Sounds good to me, a wooden cover would absorb moisture and the styrofoam would be much more inert.

Reply to
hrhofmann

That's very intersting. Our ranch house built between 1950 and 54 in Indianpolis had them. I think they were cast aluminum, or maybe iron. There were vertical slots and a handle on the outside that only had to move 3/4 inch sideways to close all the slots. We opened or closed them every spring and fall.

Painted outdoor plywood wouldn't soak up much humidity and if one ever rotted in 20 or 30 years, you could make a new one. But I guess his endorsement of styrofoam is very good.

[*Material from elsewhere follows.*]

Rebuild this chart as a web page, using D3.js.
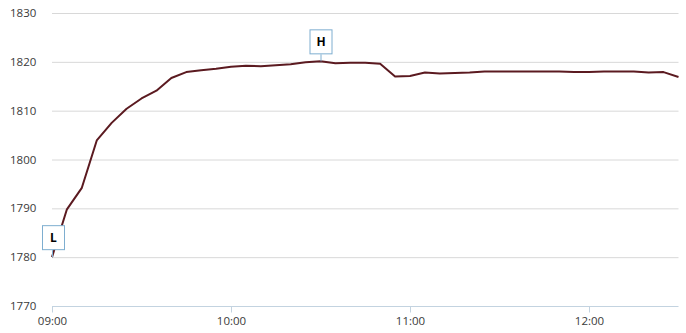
<!DOCTYPE html>
<html>
<head>
<meta charset="utf-8">
<script src="https://cdn.jsdelivr.net/npm/d3@7"></script>
<style>
  body { margin: 0; background: #fff; }
  text { font-family: "Open Sans", sans-serif; }
</style>
</head>
<body>
<script>
var w = 686;
var h = 333;

// minutes are 5 min steps from 09:00
var times = ["09:00","09:05","09:10","09:15","09:20","09:25","09:30","09:35","09:40","09:45",
  "09:50","09:55","10:00","10:05","10:10","10:15","10:20","10:25","10:30","10:35",
  "10:40","10:45","10:50","10:55","11:00","11:05","11:10","11:15","11:20","11:25",
  "11:30","11:35","11:40","11:45","11:50","11:55","12:00","12:05","12:10","12:15",
  "12:20","12:25","12:30"];
var prices = [1780.0,1789.8,1794.2,1803.9,1807.5,1810.4,1812.5,1814.1,1816.7,1817.9,
  1818.3,1818.6,1819.0,1819.2,1819.1,1819.3,1819.5,1819.9,1820.1,1819.7,
  1819.8,1819.8,1819.6,1817.0,1817.1,1817.8,1817.6,1817.7,1817.8,1818.0,
  1818.0,1818.0,1818.0,1818.0,1818.0,1817.9,1817.9,1818.0,1818.0,1818.0,
  1817.8,1817.9,1816.9];
var xTicks = ["09:00","10:00","11:00","12:00"];
var yTicks = [1770,1780,1790,1800,1810,1820,1830];

var parse = d3.timeParse("%H:%M");
var data = times.map(function(t, i) { return {t: parse(t), v: prices[i]}; });

// "top" is taken by window.top, so plot edges get their own names
var pLeft = 52, pRight = 678.5, pTop = 13, pBottom = 306;

var x = d3.scaleTime()
  .domain([parse("09:00"), parse("12:30")])
  .range([pLeft, pRight]);
var y = d3.scaleLinear()
  .domain([1770, 1830])
  .range([pBottom, pTop]);

var svg = d3.select("body").append("svg")
  .attr("width", w)
  .attr("height", h);

// grid
svg.append("g").selectAll("line")
  .data(yTicks.slice(1))
  .enter().append("line")
  .attr("x1", pLeft).attr("x2", pRight)
  .attr("y1", function(d) { return y(d) + 0.5; })
  .attr("y2", function(d) { return y(d) + 0.5; })
  .attr("stroke", "#d8d8d8");

// y labels
svg.append("g").selectAll("text")
  .data(yTicks)
  .enter().append("text")
  .attr("x", 10)
  .attr("y", function(d) { return y(d); })
  .attr("dy", "0.35em")
  .attr("font-size", "11.5px")
  .attr("fill", "#3a3a3a")
  .text(function(d) { return d; });

// x axis
var xAxis = d3.axisBottom(x)
  .tickValues(xTicks.map(parse))
  .tickFormat(d3.timeFormat("%H:%M"))
  .tickSize(6)
  .tickPadding(4);

var gx = svg.append("g")
  .attr("transform", "translate(0," + (pBottom + 0.5) + ")")
  .call(xAxis);
gx.select(".domain").attr("stroke", "#c3d3e0").attr("d", "M" + pLeft + ",0H" + pRight);
gx.selectAll(".tick line").attr("stroke", "#c3d3e0");
gx.selectAll(".tick text")
  .attr("font-family", "Open Sans, sans-serif")
  .attr("font-size", "11.5px")
  .attr("fill", "#3a3a3a");

// price line
var line = d3.line()
  .x(function(d) { return x(d.t); })
  .y(function(d) { return y(d.v); });

svg.append("path")
  .datum(data)
  .attr("d", line)
  .attr("fill", "none")
  .attr("stroke", "#5b1a20")
  .attr("stroke-width", 2)
  .attr("stroke-linejoin", "round");

// high / low flags
var hi = data[d3.maxIndex(prices)];
var lo = data[d3.minIndex(prices)];

function flag(d, label, dx) {
  var px = x(d.t), py = y(d.v);
  var g = svg.append("g");
  g.append("line")
    .attr("x1", px + 0.5).attr("x2", px + 0.5)
    .attr("y1", py - 7).attr("y2", py)
    .attr("stroke", "#7eaed0");
  g.append("rect")
    .attr("x", px + dx - 11 + 0.5)
    .attr("y", py - 31.5)
    .attr("width", 22)
    .attr("height", 24)
    .attr("fill", "#fff")
    .attr("stroke", "#7eaed0");
  g.append("text")
    .attr("x", px + dx + 0.5)
    .attr("y", py - 19.5)
    .attr("dy", "0.36em")
    .attr("text-anchor", "middle")
    .attr("font-family", "Liberation Sans, Arial, sans-serif")
    .attr("font-weight", "bold")
    .attr("font-size", "12px")
    .attr("fill", "#000")
    .text(label);
}

flag(hi, "H", 0);
flag(lo, "L", 1);
</script>
</body>
</html>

That's styrofoam itself, right Eric? Not the newer stuff that is made with some sort of little balls squeezed together, that breaks so easily. I have a winter cover for my hose bib that is made of that stuff, and the other one broke.

Reply to
mm

My material was left over drop in ceiling 2' X 4" tiles. It was high density, & had a pattern pressed into it making it even tighter. There are high density 4' X 8' sheets that would do as well. The only problem I ever had was the neighbors grandchildren taking them off and playing with them. A scolding solved that, but I had to make a couple of replacements. My vents were concrete and had a stud in the middle for an accessory cover. That held them on nicely even though it didn't protrude enough to put a nut on it. On my present house they were wood, and very hand made. I found some plastic ones with thermal activated louvers at a habitat store, and am changing them out as I rebuild the walls in hardie-board. I'm not sure just how effective the thermal part is, but they look a lot better.